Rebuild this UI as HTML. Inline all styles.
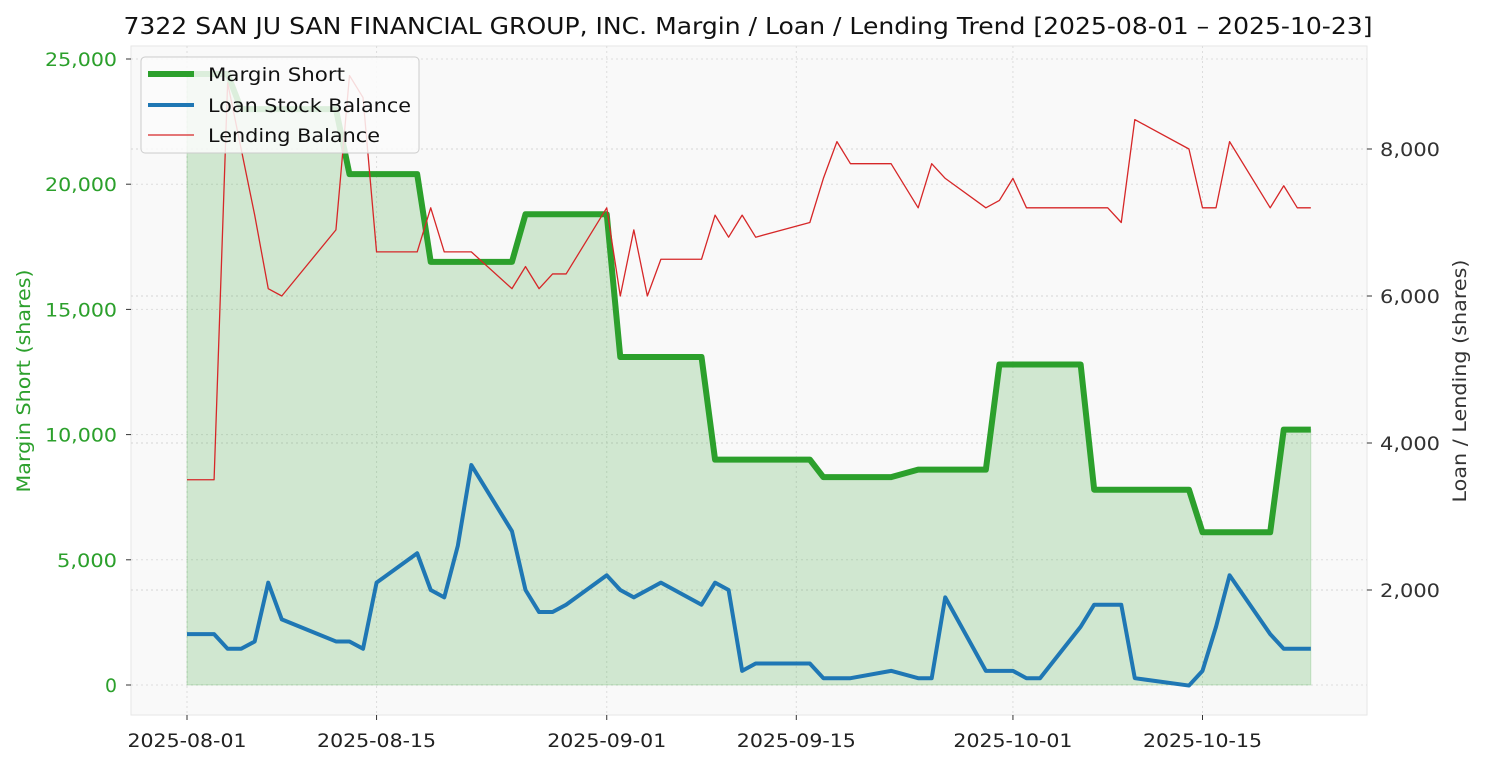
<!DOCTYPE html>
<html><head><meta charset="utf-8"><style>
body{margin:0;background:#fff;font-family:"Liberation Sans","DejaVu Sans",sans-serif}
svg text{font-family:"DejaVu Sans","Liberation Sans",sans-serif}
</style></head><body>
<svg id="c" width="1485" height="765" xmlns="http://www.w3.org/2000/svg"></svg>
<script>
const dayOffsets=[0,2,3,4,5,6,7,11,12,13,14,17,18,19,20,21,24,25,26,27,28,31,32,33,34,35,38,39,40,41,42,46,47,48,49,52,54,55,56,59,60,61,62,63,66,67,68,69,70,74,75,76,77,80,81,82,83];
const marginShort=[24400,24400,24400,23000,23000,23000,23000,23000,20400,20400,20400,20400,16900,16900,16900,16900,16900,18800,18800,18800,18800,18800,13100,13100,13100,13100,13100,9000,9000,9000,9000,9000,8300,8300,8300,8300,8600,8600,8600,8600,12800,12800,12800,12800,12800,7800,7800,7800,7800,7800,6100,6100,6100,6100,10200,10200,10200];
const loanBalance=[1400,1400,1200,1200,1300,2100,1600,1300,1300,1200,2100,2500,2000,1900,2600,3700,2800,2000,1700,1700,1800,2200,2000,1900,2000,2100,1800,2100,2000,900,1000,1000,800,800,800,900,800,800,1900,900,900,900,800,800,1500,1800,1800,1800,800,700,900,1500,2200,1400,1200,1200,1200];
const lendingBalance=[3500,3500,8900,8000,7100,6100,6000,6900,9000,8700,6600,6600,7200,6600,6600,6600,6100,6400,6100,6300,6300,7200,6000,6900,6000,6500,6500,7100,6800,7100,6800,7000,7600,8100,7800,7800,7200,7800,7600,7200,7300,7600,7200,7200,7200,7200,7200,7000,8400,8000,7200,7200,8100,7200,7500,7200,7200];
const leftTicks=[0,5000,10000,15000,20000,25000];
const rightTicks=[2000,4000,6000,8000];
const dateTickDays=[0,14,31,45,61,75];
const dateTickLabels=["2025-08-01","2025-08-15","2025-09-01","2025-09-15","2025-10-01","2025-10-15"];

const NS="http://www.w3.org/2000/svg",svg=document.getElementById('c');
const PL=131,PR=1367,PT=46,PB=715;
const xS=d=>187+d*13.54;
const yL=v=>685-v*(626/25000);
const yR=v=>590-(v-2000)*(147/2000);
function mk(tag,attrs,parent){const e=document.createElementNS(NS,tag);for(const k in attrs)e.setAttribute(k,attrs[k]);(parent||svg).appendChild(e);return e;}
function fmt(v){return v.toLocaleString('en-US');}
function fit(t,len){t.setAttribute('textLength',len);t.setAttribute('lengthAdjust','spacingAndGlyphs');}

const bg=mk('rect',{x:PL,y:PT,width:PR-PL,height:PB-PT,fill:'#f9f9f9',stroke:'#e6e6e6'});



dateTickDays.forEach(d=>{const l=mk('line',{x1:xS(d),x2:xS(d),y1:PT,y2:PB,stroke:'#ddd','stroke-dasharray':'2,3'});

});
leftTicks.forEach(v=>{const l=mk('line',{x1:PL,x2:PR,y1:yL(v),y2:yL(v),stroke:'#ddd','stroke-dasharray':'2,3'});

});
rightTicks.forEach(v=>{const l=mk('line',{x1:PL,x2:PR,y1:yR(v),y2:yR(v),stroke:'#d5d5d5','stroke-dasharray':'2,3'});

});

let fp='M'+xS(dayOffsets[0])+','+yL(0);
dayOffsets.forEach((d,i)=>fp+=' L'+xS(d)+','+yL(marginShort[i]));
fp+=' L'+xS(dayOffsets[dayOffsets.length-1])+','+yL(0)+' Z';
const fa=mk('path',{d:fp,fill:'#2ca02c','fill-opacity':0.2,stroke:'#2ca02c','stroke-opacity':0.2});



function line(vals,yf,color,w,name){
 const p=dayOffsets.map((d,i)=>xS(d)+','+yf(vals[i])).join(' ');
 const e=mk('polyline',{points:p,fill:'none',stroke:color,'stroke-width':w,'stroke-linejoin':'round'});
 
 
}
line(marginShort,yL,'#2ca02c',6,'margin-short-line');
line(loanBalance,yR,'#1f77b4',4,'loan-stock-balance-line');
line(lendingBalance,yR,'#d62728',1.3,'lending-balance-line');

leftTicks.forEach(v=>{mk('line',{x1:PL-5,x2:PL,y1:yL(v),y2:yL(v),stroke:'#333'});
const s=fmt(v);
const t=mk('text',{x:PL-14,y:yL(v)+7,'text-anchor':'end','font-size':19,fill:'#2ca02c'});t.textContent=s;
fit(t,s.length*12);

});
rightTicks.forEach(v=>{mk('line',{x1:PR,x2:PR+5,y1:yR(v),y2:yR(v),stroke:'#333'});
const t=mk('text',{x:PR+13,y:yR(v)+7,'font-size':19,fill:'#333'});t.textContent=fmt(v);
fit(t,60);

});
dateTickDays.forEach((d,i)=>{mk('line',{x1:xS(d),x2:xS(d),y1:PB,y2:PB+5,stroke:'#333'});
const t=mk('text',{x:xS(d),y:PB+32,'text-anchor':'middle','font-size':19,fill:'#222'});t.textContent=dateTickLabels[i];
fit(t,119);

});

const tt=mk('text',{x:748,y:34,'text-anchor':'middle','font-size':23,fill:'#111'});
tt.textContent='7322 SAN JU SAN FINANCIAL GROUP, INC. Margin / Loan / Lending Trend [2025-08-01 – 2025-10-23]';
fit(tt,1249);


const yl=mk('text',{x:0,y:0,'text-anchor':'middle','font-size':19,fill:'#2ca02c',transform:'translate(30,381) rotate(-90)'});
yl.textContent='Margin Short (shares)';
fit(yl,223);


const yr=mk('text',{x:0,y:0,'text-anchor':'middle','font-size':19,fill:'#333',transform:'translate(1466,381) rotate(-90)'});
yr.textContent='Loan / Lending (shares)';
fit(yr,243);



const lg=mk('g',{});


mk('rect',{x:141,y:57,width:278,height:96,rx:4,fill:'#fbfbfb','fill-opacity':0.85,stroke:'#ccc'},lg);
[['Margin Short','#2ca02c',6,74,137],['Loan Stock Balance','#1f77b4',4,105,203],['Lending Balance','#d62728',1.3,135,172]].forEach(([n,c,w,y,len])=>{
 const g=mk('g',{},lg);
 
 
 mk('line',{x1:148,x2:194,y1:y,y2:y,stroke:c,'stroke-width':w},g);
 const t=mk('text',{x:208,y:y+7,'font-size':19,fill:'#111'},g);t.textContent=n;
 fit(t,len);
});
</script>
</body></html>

■ ■ ■ ■ ■ ■ ■

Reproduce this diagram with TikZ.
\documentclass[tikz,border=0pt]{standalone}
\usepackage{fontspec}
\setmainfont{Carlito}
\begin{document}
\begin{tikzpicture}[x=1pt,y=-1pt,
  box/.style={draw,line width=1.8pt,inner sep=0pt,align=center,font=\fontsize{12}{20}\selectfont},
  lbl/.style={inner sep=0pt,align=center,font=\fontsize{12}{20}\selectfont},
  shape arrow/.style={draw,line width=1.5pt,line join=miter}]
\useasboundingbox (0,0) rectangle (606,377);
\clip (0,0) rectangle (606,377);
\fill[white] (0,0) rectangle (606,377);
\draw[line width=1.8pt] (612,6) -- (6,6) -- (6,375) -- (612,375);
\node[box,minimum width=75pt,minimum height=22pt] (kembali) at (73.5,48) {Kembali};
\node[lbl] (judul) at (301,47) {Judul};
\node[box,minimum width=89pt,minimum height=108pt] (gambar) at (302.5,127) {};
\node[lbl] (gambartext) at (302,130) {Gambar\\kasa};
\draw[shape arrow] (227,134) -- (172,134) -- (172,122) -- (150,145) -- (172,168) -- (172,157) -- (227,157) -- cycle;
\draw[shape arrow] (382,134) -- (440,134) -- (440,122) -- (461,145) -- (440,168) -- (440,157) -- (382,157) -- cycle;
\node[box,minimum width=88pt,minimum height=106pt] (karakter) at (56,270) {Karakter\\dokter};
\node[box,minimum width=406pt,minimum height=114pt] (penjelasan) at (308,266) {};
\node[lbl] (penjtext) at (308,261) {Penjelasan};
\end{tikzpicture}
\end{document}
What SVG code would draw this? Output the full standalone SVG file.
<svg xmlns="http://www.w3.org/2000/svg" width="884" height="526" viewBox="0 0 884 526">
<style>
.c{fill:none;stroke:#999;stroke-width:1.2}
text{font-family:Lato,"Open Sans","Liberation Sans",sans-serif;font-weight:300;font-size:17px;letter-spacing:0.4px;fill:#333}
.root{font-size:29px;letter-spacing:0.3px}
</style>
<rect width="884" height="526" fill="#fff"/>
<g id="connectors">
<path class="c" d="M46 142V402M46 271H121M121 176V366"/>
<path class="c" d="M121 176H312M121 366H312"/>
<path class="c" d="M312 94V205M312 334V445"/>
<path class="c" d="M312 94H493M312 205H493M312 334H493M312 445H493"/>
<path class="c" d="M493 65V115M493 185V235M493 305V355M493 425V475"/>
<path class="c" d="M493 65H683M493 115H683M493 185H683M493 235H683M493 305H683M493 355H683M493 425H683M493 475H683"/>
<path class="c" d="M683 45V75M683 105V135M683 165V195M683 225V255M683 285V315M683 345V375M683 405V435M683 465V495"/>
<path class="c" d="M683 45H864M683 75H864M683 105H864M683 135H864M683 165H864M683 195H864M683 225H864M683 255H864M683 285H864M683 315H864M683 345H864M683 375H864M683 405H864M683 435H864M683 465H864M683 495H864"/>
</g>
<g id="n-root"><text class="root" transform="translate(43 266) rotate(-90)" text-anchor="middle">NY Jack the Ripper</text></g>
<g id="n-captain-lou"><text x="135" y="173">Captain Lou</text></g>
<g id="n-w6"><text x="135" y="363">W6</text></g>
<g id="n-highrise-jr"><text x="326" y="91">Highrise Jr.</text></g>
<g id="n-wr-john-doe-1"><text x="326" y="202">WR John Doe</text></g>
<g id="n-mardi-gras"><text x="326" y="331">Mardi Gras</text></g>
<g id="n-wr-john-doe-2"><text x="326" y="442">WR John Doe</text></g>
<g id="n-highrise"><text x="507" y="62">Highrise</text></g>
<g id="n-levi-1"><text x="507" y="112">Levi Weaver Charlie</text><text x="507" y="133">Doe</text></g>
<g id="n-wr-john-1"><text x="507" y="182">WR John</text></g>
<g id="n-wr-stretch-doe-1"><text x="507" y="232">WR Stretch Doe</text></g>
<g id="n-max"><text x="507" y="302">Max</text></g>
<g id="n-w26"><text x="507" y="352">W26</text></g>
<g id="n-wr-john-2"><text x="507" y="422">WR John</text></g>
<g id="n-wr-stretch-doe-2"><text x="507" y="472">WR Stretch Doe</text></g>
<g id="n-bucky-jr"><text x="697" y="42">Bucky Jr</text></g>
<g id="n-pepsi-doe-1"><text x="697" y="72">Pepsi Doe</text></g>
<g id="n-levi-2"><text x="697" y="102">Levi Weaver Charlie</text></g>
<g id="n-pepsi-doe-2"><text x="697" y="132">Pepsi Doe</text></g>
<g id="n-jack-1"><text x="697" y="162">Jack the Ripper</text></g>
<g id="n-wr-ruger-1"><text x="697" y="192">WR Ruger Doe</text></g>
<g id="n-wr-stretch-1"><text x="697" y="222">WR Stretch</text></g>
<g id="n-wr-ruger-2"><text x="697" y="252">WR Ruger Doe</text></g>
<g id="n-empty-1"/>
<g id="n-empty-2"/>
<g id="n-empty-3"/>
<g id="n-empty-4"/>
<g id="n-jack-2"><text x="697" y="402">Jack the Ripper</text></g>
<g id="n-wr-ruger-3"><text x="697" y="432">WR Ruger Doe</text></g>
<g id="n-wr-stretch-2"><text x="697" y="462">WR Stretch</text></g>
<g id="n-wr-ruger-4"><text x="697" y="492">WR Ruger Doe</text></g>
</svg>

■ ■ ■ ■ ■ ■ ■

**Task details**
Take every line from the data that contains the word "standalone".

**Complete answer**
\documentclass[tikz,border=0pt]{standalone}
What SVG code would draw this? Output the full standalone SVG file.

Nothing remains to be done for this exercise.